The booming shadow economy around the world is getting a lot of attention this year, as people struggle to escape tanking currencies, crippling taxes and intrusive red tape. Robert Neuwirth brought the term "System D" into wide use with his book, Stealth of Nations, an excerpt of which became a chat-fueling Foreign Policy article, which suggested that two out of three workers are likely to work in the shadows by 2020. There are big implications for policy and planning in the discussion over the shadow economy, but much of the chatter misses just how frigging cool underground entrepreneurial activity can be.
In Foreign Policy, Neuwirth cited a 2009 OECD study which says informal businesses and workers "often represent the most dynamic part of the economy." That's an awfully dry way of pointing out that people who duck into the shadows often have promising ideas that might not survive the taxes and red tape of the official economy. And not just ideas — really interesting ideas.

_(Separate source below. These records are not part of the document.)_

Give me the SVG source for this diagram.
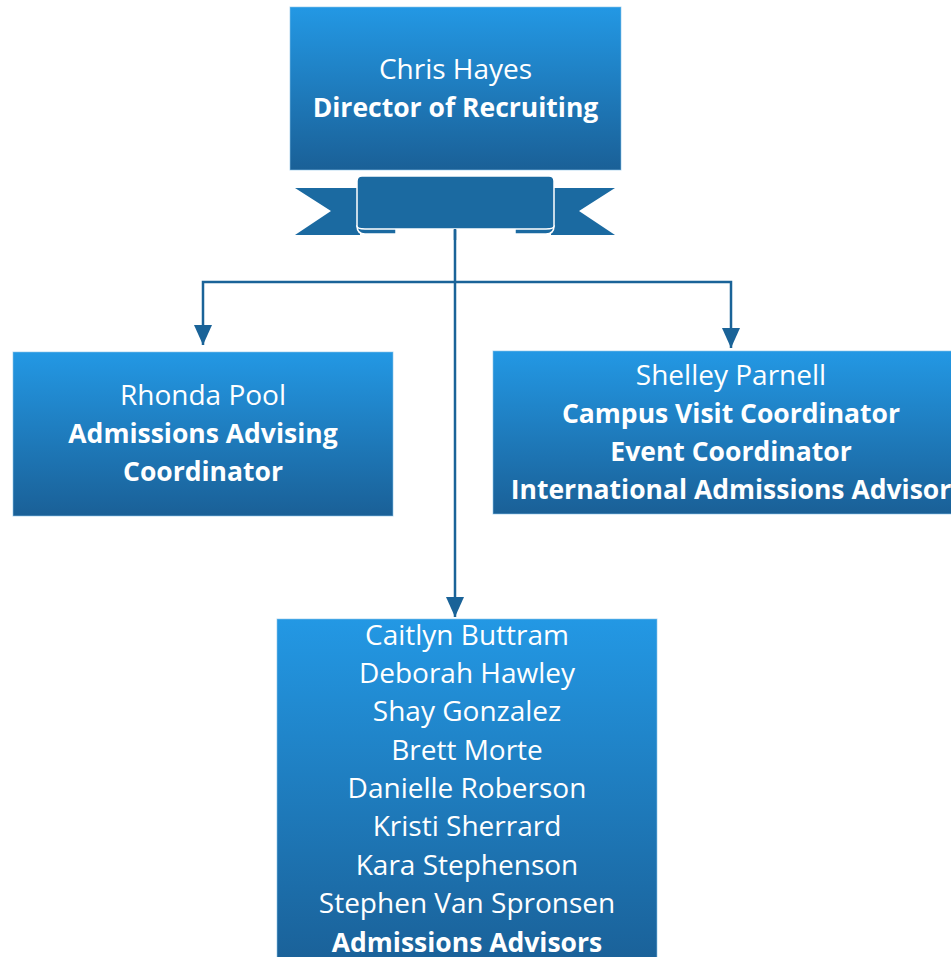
<svg xmlns="http://www.w3.org/2000/svg" width="951" height="957" viewBox="0 0 951 957">
<defs>
<linearGradient id="g" x1="0" y1="0" x2="0" y2="1">
<stop offset="0" stop-color="#2398E4"/>
<stop offset="1" stop-color="#1A6097"/>
</linearGradient>
<marker id="arr" markerWidth="20" markerHeight="18" refX="20" refY="9" orient="auto" markerUnits="userSpaceOnUse" viewBox="0 0 20 18">
<path d="M0,0 L20,9 L0,18 Z" fill="#1A6398"/>
</marker>
<style>
.box{fill:url(#g);stroke:#8CC4EA;stroke-width:1;stroke-opacity:0.6}
.t{font-family:"Open Sans","Liberation Sans",sans-serif;font-size:28px;fill:#FFFFFF;text-anchor:middle}
.b{font-weight:bold;font-size:26.5px}
.c{fill:none;stroke:#1A6398;stroke-width:2.5}
.rb{fill:#1B6AA1}
.rbw{fill:#1B6AA1;stroke:#FFFFFF;stroke-width:1.5}
</style>
</defs>
<rect width="951" height="957" fill="#FFFFFF"/>
<g id="connectors">
<path class="c" d="M455,222 V617" marker-end="url(#arr)"/>
<path class="c" d="M455,282 H203 V345" marker-end="url(#arr)"/>
<path class="c" d="M455,282 H731 V348" marker-end="url(#arr)"/>
</g>
<g id="director">
<rect class="box" x="290" y="7" width="331" height="163"/>
<g id="ribbon">
<polygon class="rb" points="295,188 360,188 360,235 295,235 331,211"/>
<polygon class="rb" points="615,188 551,188 551,235 615,235 579,211"/>
<path class="rbw" d="M357,226 Q357,234 365,234 L396,234 L396,227 Z"/>
<path class="rbw" d="M554,226 Q554,234 546,234 L515,234 L515,227 Z"/>
<path class="rbw" d="M357,226 V181 Q357,176 362,176 H549 Q554,176 554,181 V226 Q554,229 546,229 H365 Q357,229 357,226 Z"/>
<line x1="455" y1="229" x2="455" y2="240" stroke="#1A6398" stroke-width="2.5"/>
</g>
<text class="t" x="455.5" y="79">Chris Hayes</text>
<text class="t b" x="455.5" y="117">Director of Recruiting</text>
</g>
<g id="rhonda">
<rect class="box" x="13" y="352" width="380" height="164"/>
<text class="t" x="203" y="405">Rhonda Pool</text>
<text class="t b" x="203" y="443">Admissions Advising</text>
<text class="t b" x="203" y="481">Coordinator</text>
</g>
<g id="shelley">
<rect class="box" x="493" y="351" width="476" height="163"/>
<text class="t" x="731" y="385">Shelley Parnell</text>
<text class="t b" x="731" y="423">Campus Visit Coordinator</text>
<text class="t b" x="731" y="461">Event Coordinator</text>
<text class="t b" x="731" y="499">International Admissions Advisor</text>
</g>
<g id="advisors">
<rect class="box" x="277" y="619" width="380" height="350"/>
<text class="t" x="467" y="645">Caitlyn Buttram</text>
<text class="t" x="467" y="683">Deborah Hawley</text>
<text class="t" x="467" y="721">Shay Gonzalez</text>
<text class="t" x="467" y="760">Brett Morte</text>
<text class="t" x="467" y="798">Danielle Roberson</text>
<text class="t" x="467" y="836">Kristi Sherrard</text>
<text class="t" x="467" y="875">Kara Stephenson</text>
<text class="t" x="467" y="913">Stephen Van Spronsen</text>
<text class="t b" x="467" y="952">Admissions Advisors</text>
</g>
</svg>
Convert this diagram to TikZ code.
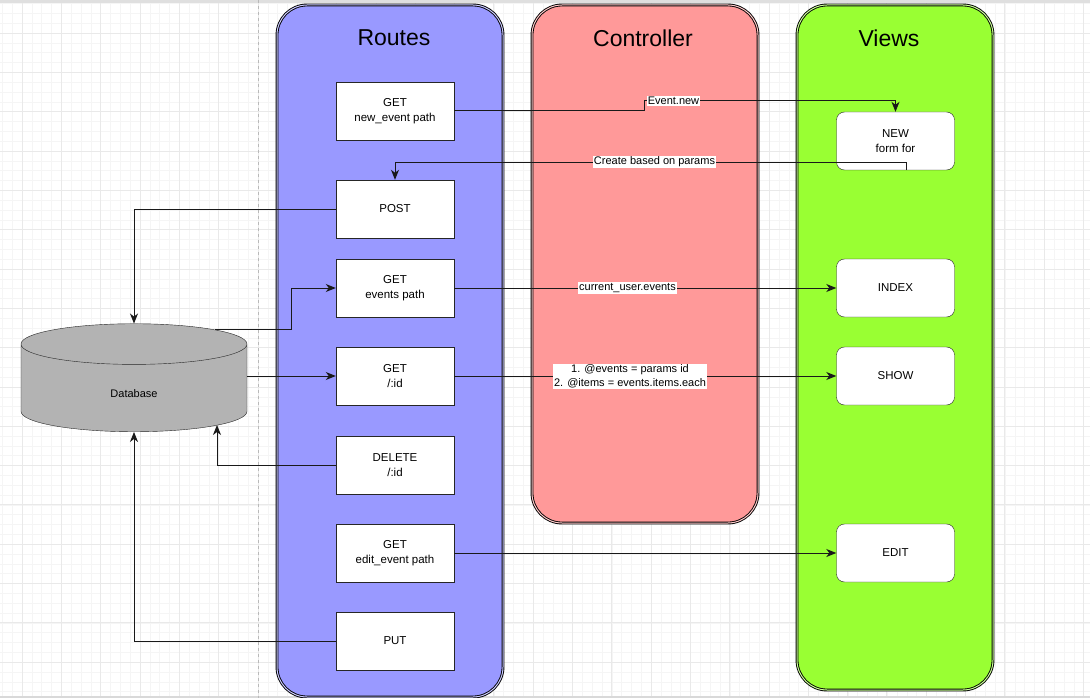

Adding some juice back into the topic is Makeshift:
a quarterly print and online magazine about creativity in unlikely places, from the favelas of Rio to the alleys of Delhi. These are environments where resources may be scarce, but where ingenuity is used incessantly for survival, enterprise, and a self-expression. We believe in an industrial future fueled by networks of makers, from roadside engineers to co-working creatives. We are documenting a movement of hackers, sharers, and entrepreneurs innovating under resource constraints. Makeshift is about people, the things they make, and the context they make them in.
Makeshift fatures a regular column, "The Misfit Economy," on black-market innovation. The column is penned by Alexa Clay and Kyra Maya Phillips, two economists with a forthcoming book on exacty that topic. The inaugural installment examines the similarities in entrepreneurial dynamics between street gangs and Google.
Another feature, "From the Makery," surveys the Web for evidence of innovation in odd places, including kitchen-table workshops and street markets. The latest edition looks at a home-made powered prosthetic leg from Poland, as well as a healthy market in Ahmedabad in rope spun from plastic and foil packing material.
The sit also features a video presentation about Anil Gupta, a management professor who travels India researching (and promoting) grassroots entrepreneurship. Much of what he looks at is low-tech or traditional techniques that address common concerns in ways that may be saleable elsewhere — everything from tree-root bridges to hinge springs made from old tires.
And there are features on traditional black markets, like the one for smuggled Vietnamese gasoline in Cambodia.
Gasoline is more expensive in Cambodia than anywhere else in Southeast Asia because the country imports virtually all of its oil. As a result, informal entrepreneurs began smuggling gasoline from Vietnam—where gas is cheaper thanks to domestic oil production and state-subsidized prices—and reselling it in Cambodia. The lucrative trade has grown into a booming industry—so much so that Vietnamese authorities announced a plan to limit the operating hours of border gas stations and require them to issue receipts in an attempt to combat cross-border gas running. In March 2011 alone, Vietnamese officials seized 520,000 tonnes of gasoline. Nonetheless, smugglers still find workarounds, exploiting sparsely manned crossings, outrunning law enforcement with speedboats, and bribing border guards. Much of this smuggled gasoline finds its way to dusty mom-and-pop roadside stands dotting city corners and rural roads throughout the country.
Makeshift looks like it's coming out a makeshift phase itself, and starting to come together. It's turning into a good place to see just how innovative people can be when necessity and opportunity meet.